Professionals worry about air-dryed lumber. The guy at the local Woodcraft store told me a horror story of taking a load of air-dryed wood in only to find that powderpost beetles from it had invaded a lot of pricey exotics wood in the next pile. But when you know your wood, and handle it as often as a cellar rat racks a vintage of wine, you know whether or not it's buggy. Mine ain't.

 

But I can't entirely supply myself from the neighborhood, and how limiting that would be. Still, I shy away from home center "lumberyards." Two years ago, I made some built-in bookshelves from poplar from Home Depot, wide boards planed and jointed on all four sides. They were beautiful boards, but you pay a big premium to have those four finnished surfaces; for the amateur, DIYer without equipment, there's no choice. But now I have a good planer and a rehabbed jointer from the 1930s. Then I didn't know where else to do; now I do.

Of course there are the big mail-order places, Rockler, Woodcraft and the specialized yards. But shipping wood doesn't make sense beyond small amounts. I explored a local tree service that set up a sawmill and kiln, but they don't answer the phone or return calls half the time and really want to do special orders for builders. So I kept looking, and found a wonderful place by chance when taking my kids to see their grandparents in Middlefield, Ohio. Did you know that Middlefield is the center of a huge Amish community? If you're in Ohio, you think of Holmes County, where the Amish are outnumbered by those trading on them and tour busses crowding the streets. But Geauga and Trumbull counties east of Cleveland are at least as populous and much less touristy. On a recent Saturday when the snow was still melting, things were busy.

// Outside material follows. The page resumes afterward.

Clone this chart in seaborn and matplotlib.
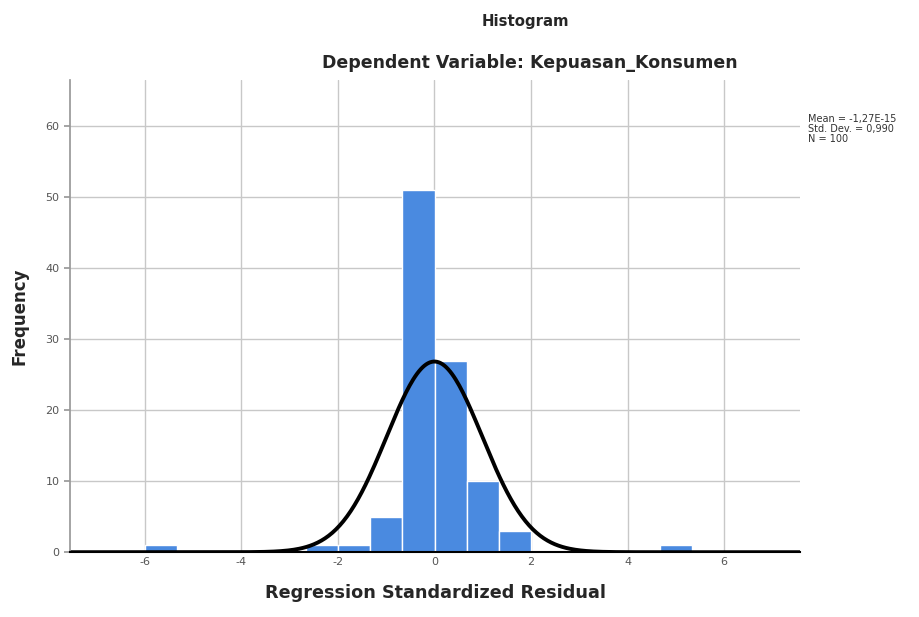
import numpy as np
import pandas as pd
import matplotlib
matplotlib.use("Agg")
import matplotlib.pyplot as plt
import seaborn as sns

# histogram bins (bin width 2/3)
bin_mids = [-5.667, -2.333, -1.667, -1.0, -0.333, 0.333, 1.0, 1.667, 5.0]
counts = [1, 1, 1, 5, 51, 27, 10, 3, 1]
x_ticks = [-6, -4, -2, 0, 2, 4, 6]
y_ticks = [0, 10, 20, 30, 40, 50, 60]
mean_val = -1.27e-15
std_val = 0.990
n_val = 100
bin_w = 2 / 3

sns.set_theme(style="whitegrid")
plt.rcParams['font.family'] = ['DejaVu Sans']
plt.rcParams['axes.unicode_minus'] = False

fig = plt.figure(figsize=(9.2, 6.17), dpi=100)
ax = fig.add_axes([0.076, 0.105, 0.794, 0.765])

df = pd.DataFrame({"resid": bin_mids, "count": counts})
sns.histplot(data=df, x="resid", weights="count", binwidth=bin_w,
             binrange=(-6, 5.333 + 0.01), color="#4a8ae0", alpha=1,
             edgecolor="white", linewidth=1, ax=ax)

xs = np.linspace(-7.6, 7.6, 400)
ys = n_val * bin_w * np.exp(-0.5 * ((xs - mean_val) / std_val) ** 2) / (std_val * np.sqrt(2 * np.pi))
sns.lineplot(x=xs, y=ys, color="black", linewidth=2.8, ax=ax)

ax.set_xlim(-7.55, 7.58)
ax.set_ylim(0, 66.5)
ax.set_xticks(x_ticks)
ax.set_yticks(y_ticks)
ax.tick_params(labelsize=8, labelcolor="#555555", length=0)
ax.tick_params(axis="y", length=4, color="#999999", left=True)
ax.grid(True, color="#c8c8c8", linewidth=1)
ax.set_axisbelow(True)
for s in ["top", "right"]:
    ax.spines[s].set_visible(False)
ax.spines["left"].set_color("#999999")
ax.spines["bottom"].set_color("black")
ax.spines["bottom"].set_linewidth(1.5)

ax.set_xlabel("Regression Standardized Residual", fontsize=12.7, fontweight="bold", labelpad=12)
ax.set_ylabel("Frequency", fontsize=12, fontweight="bold", labelpad=12)

fig.text(0.571, 0.965, "Histogram", ha="center", va="center", fontsize=10.7, fontweight="bold")
fig.text(0.576, 0.898, "Dependent Variable: Kepuasan_Konsumen", ha="center", va="center",
         fontsize=12.5, fontweight="bold")
fig.text(0.878, 0.815, "Mean = -1,27E-15\nStd. Dev. = 0,990\nN = 100", ha="left", va="top",
         fontsize=7, color="#333333", linespacing=1.0)

fig.savefig("out.png", dpi=100)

Just down the street from the in-laws' formerly Amish farm I stumbled upon a great place.

I stopped in after being turned away at a place with 10,000 treetrunks and a Mt Blanc of sawdust; a factory operation. But here I found the motherlode:

Wow, wow, and wow. It's like a museum with helpful curators who wrap up the Picassos for you! There may be places like this all over Amish country (a furniture maker goes south to Holmes County, but has been shy of revealing where exactly!).